The advantage of the Mill regarding return oriented programming is it increases the security of existing code. I’m not sure if by well structured you mean changed to take advantage of the Mill security model. Assuming you are interested in protecting users against poorly written code (after all if you’re not just tell the user to port to a language with bound checking) here is a counter-example of sorts:
In a login program I have a heap allocated struct containing a buffer for the user password followed by a function pointer pointing to what should be executed when a login attempt fails. The program fails to check for the user entering extremely long passwords, and the user knows where the login success function is usually located. They enter an extremely long password, overflowing the buffer and writing the address of the login success function into the function pointer that points to the code to execute on login failure. The program decides the user password is invalid, follows the function pointer, and grants the user access. If the location of the login success function is randomized, the attacker is thwarted.

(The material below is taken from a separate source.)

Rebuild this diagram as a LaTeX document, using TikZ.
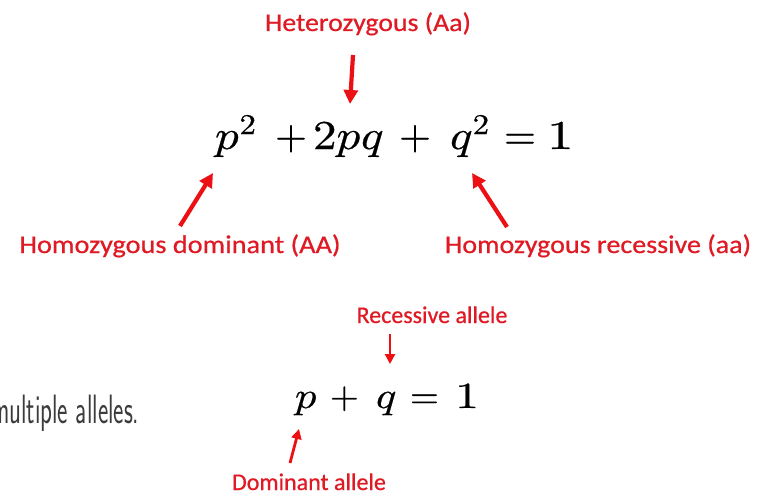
\documentclass[tikz,border=0pt]{standalone}
\usepackage{fontspec}
\usepackage{unicode-math}
\setmathfont{Latin Modern Math}[FakeBold=0.5]
\newfontfamily\labfont{Carlito}[FakeBold=0.6]
\usetikzlibrary{arrows.meta}
\definecolor{labred}{RGB}{224,26,36}
\definecolor{arrowred}{RGB}{236,16,20}
\definecolor{bodytext}{RGB}{60,60,60}
\begin{document}
\begin{tikzpicture}[x=1pt,y=-1pt,
  lbl/.style={text=labred, font=\labfont\fontsize{25.5}{30}\selectfont, inner sep=0pt, outer sep=0pt, anchor=base},
  smlbl/.style={text=labred, font=\labfont\fontsize{24}{28}\selectfont, inner sep=0pt, outer sep=0pt, anchor=base},
  eqpart/.style={inner sep=0pt, outer sep=0pt, anchor=base west, font=\fontsize{41}{46}\selectfont},
  eqsmall/.style={inner sep=0pt, outer sep=0pt, anchor=base west, font=\fontsize{37}{40}\selectfont},
  bigarrow/.style={draw=arrowred, line width=4.2pt, -{Triangle[length=14pt,width=14pt]}},
  smallarrow/.style={draw=arrowred, line width=2.8pt, -{Triangle[length=10pt,width=10pt]}}]
\useasboundingbox (0,0) rectangle (771,495);
\fill[white] (0,0) rectangle (771,495);

% labels
\node[lbl, xscale=1.09] (het) at (368,31) {Heterozygous (Aa)};
\node[lbl, xscale=1.11] (homdom) at (180,253) {Homozygous dominant (AA)};
\node[lbl, xscale=1.10] (homrec) at (598,253) {Homozygous recessive (aa)};
\node[smlbl, xscale=1.0] (recall) at (432,323) {Recessive allele};
\node[smlbl, xscale=1.0] (domall) at (309,490) {Dominant allele};

% equation 1
\node[eqpart, xscale=1.15] (e1) at (215,149) {$p^2$};
\node[eqpart] (e2) at (275,149) {$+$};
\node[eqpart, xscale=1.15] (e3) at (313,149) {$2pq$};
\node[eqpart] (e4) at (399,149) {$+$};
\node[eqpart, xscale=1.15] (e5) at (450,149) {$q^2$};
\node[eqpart] (e6) at (504,149) {$=$};
\node[eqpart, xscale=1.3] (e7) at (547,149) {$1$};

% equation 2
\node[eqsmall, xscale=1.15] (f1) at (295,408) {$p$};
\node[eqsmall] (f2) at (330,408) {$+$};
\node[eqsmall, xscale=1.15] (f3) at (376,408) {$q$};
\node[eqsmall] (f4) at (410,408) {$=$};
\node[eqsmall, xscale=1.3] (f5) at (455,408) {$1$};

% body text (cut at left edge, as in the reference)
\node[inner sep=0pt, outer sep=0pt, anchor=base west, xscale=0.6, text=bodytext,
      font=\sffamily\fontsize{41}{44}\selectfont] (body) at (-9,423) {multiple alleles.};

% arrows
\coordinate (hetT) at (353,55);   \coordinate (hetH) at (350,104);
\coordinate (hdT) at (180,226);   \coordinate (hdH) at (213,173);
\coordinate (hrT) at (507,227);   \coordinate (hrH) at (472,173);
\coordinate (raT) at (390,334);   \coordinate (raH) at (390,364);
\coordinate (daT) at (290,463);   \coordinate (daH) at (299,429);
\draw[bigarrow] (hetT) -- (hetH);
\draw[bigarrow] (hdT) -- (hdH);
\draw[bigarrow] (hrT) -- (hrH);
\draw[smallarrow] (raT) -- (raH);
\draw[smallarrow] (daT) -- (daH);
\end{tikzpicture}
\end{document}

Note that no return oriented programming or digging through stack rubble was needed. Returns are convenient on conventional architectures because they are a frequently occurring jump that can be influenced by corrupt data, but every C function pointer and every C++ vtable pointer can potentially be used as well. These attacks are harder to pull off because you don’t always have conveniently located buffers next to function pointers, and vtable pointers are usually at the front of objects, but there have been real vulnerabilities where the attacker relies on knowing two objects will be next to reach other on the heap and overflowing a buffer in the first to overwrite the vtable pointer in the second. A lot of the browser hacking competitions are won by people stringing together long sequences of this sort of gymnastics.